Ever since the USDJPY breached the 110 support level three days ago for the first time in 17 months, the pressure on this all important FX carry cross has been rising, and then overnight, following the latest bout of recurring and increasingly ignored jawboning by various Japanese officials, the Yen soared, with the USDJPY plunging first below 109 and then moments ago dropping as low as 108.02 before rebounding modestly, dragging US equity futures lower with it.
Today's latest drop has dragged the USDJPY to levels not seen since the October 2014 expansion of Japan's QE, when Kuroda unexpectedly announced a boost to the monthly amount to be monetized.
Overnight, Japanese finance ministry officials told reporters that there are one-sided moves in yen market, and will take necessary action if needed, a finance ministry official tells reporters. "We monitor the markets with sense of vigilance and will take necessary action as needed," Chief Cabinet Secretary Suga says in response to a question on FX. The market however, completely ignored this attempt to normalize the "one sided" move, and sent the USDJPY crashing.
Some analyst thoughts:
- BOJ’s ability to influence market is waning and it’s hard for central bank to prevent yen strength by itself, says Shusuke Yamada, a currency strategist at Bank of America’s Merrill Lynch unit in Tokyo; intervention possible at 105, but more likely at 100; yen may reach 100 per dollar this year
- Even though BOJ’s rhetoric is intensifying, USD/JPY may fall further if there are no concrete actions from central bank and finance ministry, Credit Suisse macro strategist Trang Thuy Le says; market is disappointed that 110 didn’t hold
- FX intervention is unjustifiable above 105, says Yunosuke Ikeda, head of Japan foreign-exchange research at Nomura Securities; until around 105, FX intervention is difficult because of recent G-20 meeting in Shanghai; intervention requires U.S. support
- BOJ “shock and awe” stimulus is a risk at April meeting, but any USD/JPY boost may only provide speculators with a better level to sell dollars, says Peter Redward, principal at Redward Associates; BOJ may increase monetary base to JPY100t, accelerate ETF purchases and lower interest rates by 10 bps after Governor Kuroda said Japan is ready to ease without hesitation
- Negative rates reduce buffer for Japanese investors’ risk-taking and USD/JPY’s recent drop could keep Mitsubishi UFJ Kokusai Asset Management from “aggressively” making new investments, according to Hideo Shimomura, chief fund investor in Tokyo; says USD/JPY may reach about 105 this month or in May
“The yen is being driven higher by risk aversion and by market participants testing the BOJ’s tolerance toward a stronger currency,” said Thu Lan Nguyen, a foreign-exchange strategist at Commerzbank AG in Frankfurt. “Japan doesn’t want to give the impression it’s planning to intervene given it’s hosting the next Group-of-Seven summit. There’s also a perception that it has very few measures left to aggressively ease monetary policy."
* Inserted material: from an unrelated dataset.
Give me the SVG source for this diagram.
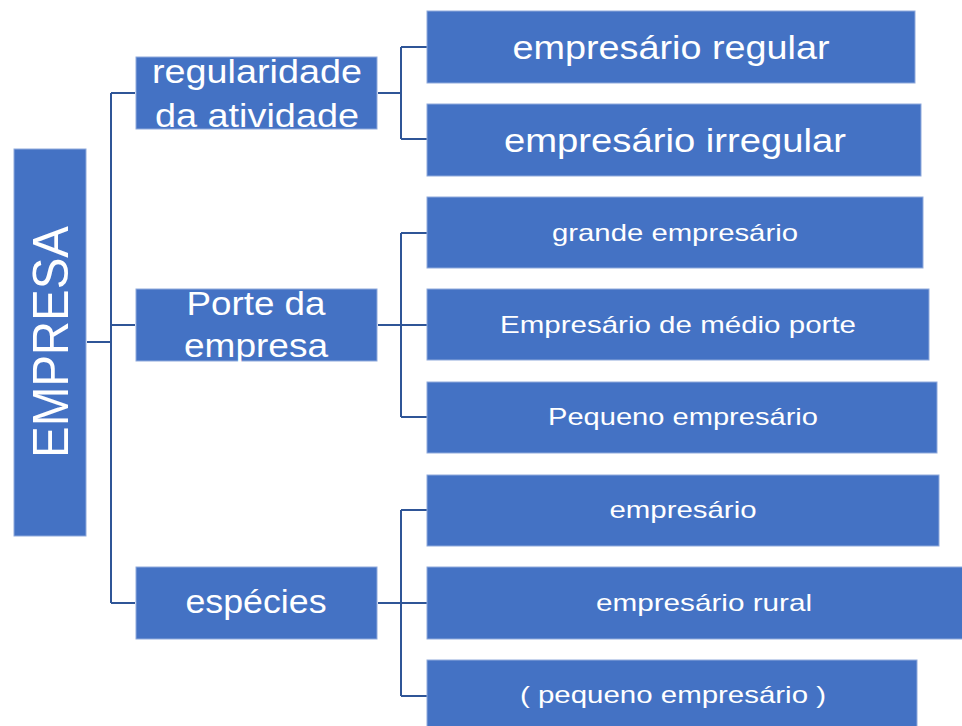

Japan’s government is watching yen movements with vigilance, Chief Cabinet Secretary Yoshihide Suga said for a third day Thursday. Excessive currency moves have a negative impact on the economy, he said.
“If Japanese officials start saying ‘will take bold action if necessary,’ then it is time to be wary of the risks of market intervention,” said Joseph Capurso, a currency strategist at Commonwealth Bank of Australia in Sydney. “In any case, history shows market intervention by the MOF via the Bank of Japan does not lead to a sustained weakening of the yen.”
For now, however, the market is roundly ignoring any words coming out of Japan, and demanding action instead.
The funny thing is that "currenct intervention" is precisely what was agreed upon at the Shanghai Accord, but for now the concern for China and its currency is far greater than that for Japan, or Europe, where the Euro is likewise soaring. As such, Draghi and Kuroda will have to last it out, unless they are willing to form a strategic splinter group of central banks in what is shaping up to be a massive round of currency warfare.
Elsewhere, the ECB did try to jawbone a little, and was "undermined after European Central Bank Vice President Vitor Constancio reiterated that policy makers will do "whatever is needed" to return inflation to target, sparking speculation that another interest-rate cut is in the cards,with the EURUSD declining from 1.450 to just under 1.40.
Equity futures did their best to ignore the move as long as possible but even they ultimately had to admit that something is cracking below the surface.
Meanwhile, the only currency that does not need central banks manipulation to preserve its value under any circumstances, gold, spiked moments ago, hitting a one week high of $1240.